# John Deere Rod #2



## closingtime (Aug 5, 2006)

A year or 2 back I built a John Deere rod for m dad who is a farmer. A fellow 2cooler saw it and wanted one for his father-in-law as an anniversary present. The butt piece is corn cast in resin with an inlaid John Deere logo. The blank is a 6'6" ML MHX with Fuji alconite guides. I really like the way it turned out and hope it is a great surprise for him.


----------



## Goags (May 28, 2004)

Super job! Custom all the way!!


----------



## flatsmaster14 (Mar 25, 2011)

That corn is out of control lol great job. Never see another one like that


----------



## Bullard International (Dec 9, 2011)

This is fantastic. Is there a particular brand you would now recommend for the casting resin? I ask because I have had requests about exactly what you have done here. We need to get together on this, because I think it would make a good how-to article for the RodCrafters Journal.


----------



## CoastalBent (Aug 3, 2006)

Thats my dawg!!


----------



## Blake Tyler (Mar 21, 2009)

That's freaking sweet!


----------



## Wafflejaw (Jun 15, 2010)

Super clean!!...Very creative and cool build!!


----------



## closingtime (Aug 5, 2006)

The resin I use is the Castin Craft from Hobby Lobby or Michael's. Here is a link.

http://www.michaels.com/Castin’-Craft-Casting-Resin/gc0509,default,pd.html

It was definitely a trial and error thing to make it work but if a dumb ol' Aggie can figure it out anyone can. I'll take some pictures next time I do it and try to describe the process.


----------



## Casted-Out (Feb 6, 2011)

Glad all of you guys like the rod but this one is mine, well until I have to give it up anyway. sad2sm I wanna give a big thanks to Travis for the work he did on the rod I know it will mean a lot to it's future owner. I look forward to having one of my own built by him in the future and would recommend his services to anyone, until then I'll just have to borrow this one. Once again big thanks Travis.


----------



## Skiff (Jun 5, 2004)

Man, that came out really nice!


----------



## CoastalBent (Aug 3, 2006)

*Disclaimer* 

The video I posted above was meant to be a compliment to my cousin, Travis.
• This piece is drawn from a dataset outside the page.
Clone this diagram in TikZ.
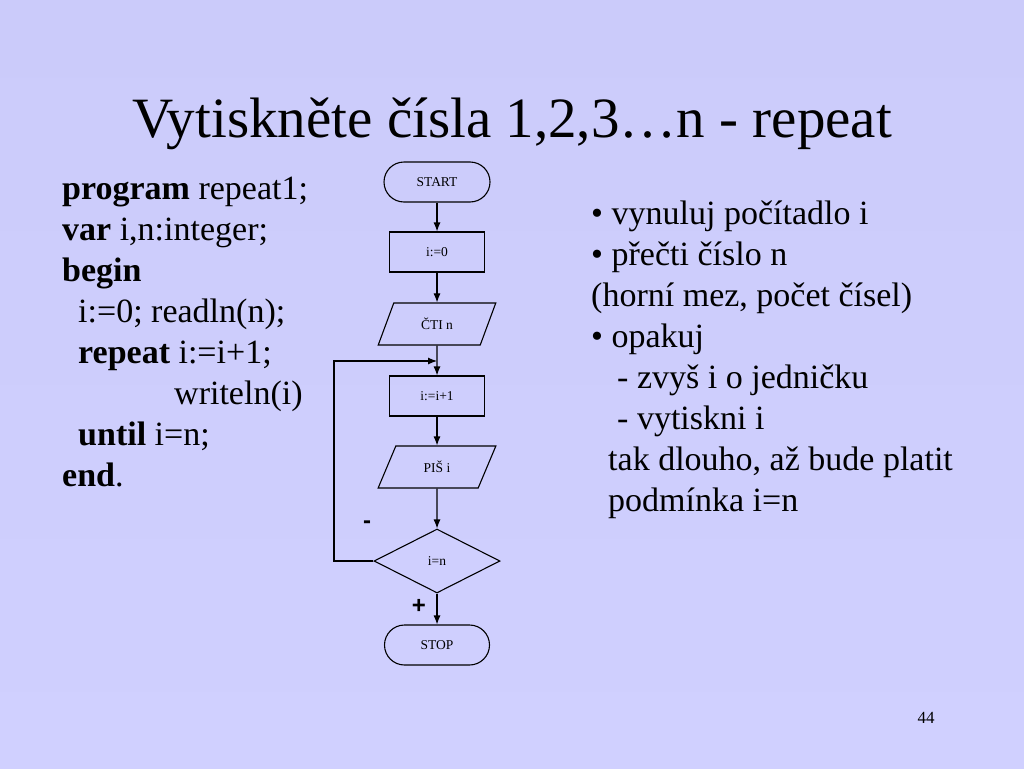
\documentclass[tikz,border=0pt]{standalone}
\usepackage{fontspec}
\setmainfont{Liberation Serif}
\newfontfamily\signfont{Liberation Sans}
\usepackage{xcolor}
\usepackage{tikz}
\usetikzlibrary{arrows.meta}
\usetikzlibrary{shapes.geometric}
\definecolor{bgtop}{RGB}{203,203,250}
\definecolor{bgmid}{RGB}{242,242,255}
\definecolor{bgbot}{RGB}{208,208,255}

\begin{document}
\begin{tikzpicture}
[every node/.style={inner sep=0pt},
 term/.style={rectangle, rounded corners=20pt, minimum height=40pt, line width=1.1pt, draw=black, font=\fontsize{13.5}{15}\selectfont},
 box/.style={rectangle, minimum width=95pt, minimum height=40pt, line width=1.1pt, draw=black, font=\fontsize{13.5}{15}\selectfont},
 io/.style={trapezium, trapezium left angle=64, trapezium right angle=116, trapezium stretches=true, minimum width=118pt, minimum height=42pt, line width=1.1pt, draw=black, font=\fontsize{13.5}{15}\selectfont},
 cond/.style={diamond, minimum width=126pt, minimum height=64pt, line width=1.1pt, draw=black, font=\fontsize{13.5}{15}\selectfont},
 arr/.style={line width=1.1pt, ->, >={Latex[length=9pt, width=7pt]}},
 code/.style={anchor=base west, font=\fontsize{34}{41}\selectfont}]
\shade [top color=bgtop, middle color=bgmid, bottom color=bgbot] (0pt, 0pt) rectangle (1024pt, -768pt);
\useasboundingbox (0pt, 0pt) rectangle (1024pt, -768pt);
\node (1) [anchor=base, font=\fontsize{57}{60}\selectfont] at (512pt, -137pt) {Vytiskněte čísla 1,2,3…n - repeat};
% flowchart
\node (2) [term, minimum width=106pt] at (437pt, -182pt) {START};
\node (3) [box] at (437pt, -252pt) {i:=0};
\node (4) [io] at (437pt, -324pt) {ČTI n};
\node (5) [box] at (437pt, -396pt) {i:=i+1};
\node (6) [io] at (437pt, -467pt) {PIŠ i};
\node (7) [cond] at (437pt, -561pt) {i=n};
\node (8) [term, minimum width=105pt] at (437pt, -645pt) {STOP};
\coordinate (9) at (334pt, -361pt);
\coordinate (10) at (437pt, -361pt);
\draw [arr] (2) to (3);
\draw [arr] (3) to (4);
\draw [arr] (4) to (5);
\draw [arr] (5) to (6);
\draw [arr] (6) to (7);
\draw [arr] (7) to (8);
\draw [arr] (7.west) -| (9) -- (10);
\node (11) [font=\signfont\bfseries\fontsize{24}{24}\selectfont] at (367pt, -525pt) {-};
\node (12) [font=\signfont\bfseries\fontsize{24}{24}\selectfont] at (419pt, -606pt) {+};
% program
\node (13) [code] at (62pt, -199pt) {\textbf{program} repeat1;};
\node (14) [code] at (62pt, -240pt) {\textbf{var} i,n:integer;};
\node (15) [code] at (62pt, -281pt) {\textbf{begin}};
\node (16) [code] at (78pt, -322pt) {i:=0; readln(n);};
\node (17) [code] at (78pt, -363pt) {\textbf{repeat} i:=i+1;};
\node (18) [code] at (174pt, -404pt) {writeln(i)};
\node (19) [code] at (78pt, -445pt) {\textbf{until} i=n;};
\node (20) [code] at (62pt, -486pt) {\textbf{end}.};
% comments
\node (21) [code] at (591pt, -224pt) {• vynuluj počítadlo i};
\node (22) [code] at (591pt, -265pt) {• přečti číslo n};
\node (23) [code] at (591pt, -306pt) {(horní mez, počet čísel)};
\node (24) [code] at (591pt, -347pt) {• opakuj};
\node (25) [code] at (617pt, -388pt) {- zvyš i o jedničku};
\node (26) [code] at (617pt, -429pt) {- vytiskni i};
\node (27) [code] at (608pt, -470pt) {tak dlouho, až bude platit};
\node (28) [code] at (608pt, -511pt) {podmínka i=n};
\node (29) [font=\fontsize{17}{17}\selectfont] at (926pt, -718pt) {44};
\end{tikzpicture}
\end{document}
It was not meant to be any kind of shot towards "SaltyDawg". That would not even make sense in the context of this thread, but some folks seem to be very offended over the "violent video". I think Travis got the joke, so.... yeah... mmmkay.


----------



## Skiff (Jun 5, 2004)

CoastalBent said:


> *Disclaimer*
> 
> The video I posted above was meant to be a compliment to my cousin, Travis. It was not meant to be any kind of shot towards "SaltyDawg". That would not even make sense in the context of this thread, but some folks seem to be very offended over the "violent video". I think Travis got the joke, so.... yeah... mmmkay.


LOL! Great show, but a little harsh on the language for most.

"Weed is from the earth. God put this here for me and you. Take advantage man, take advantage."


----------



## fishin styx (Jun 30, 2009)

Great looking rod. Ya'll continue to make me want to "up my game".
Thanks for sharing.


----------



## Jim Trelikes (Jan 9, 2012)

*That's so cool! Definitely unique!! To bad ya can't pull it off when the fishing's slow and use it for a corn cob pipe to smoke! *


----------



## CoastalBent (Aug 3, 2006)

Welcome JT!!!


----------



## Bullard International (Dec 9, 2011)

It is so good to see you here JT. Can't wait to see you in person at the show in February.


----------



## DrawDown (Jan 14, 2012)

Real impressive!


----------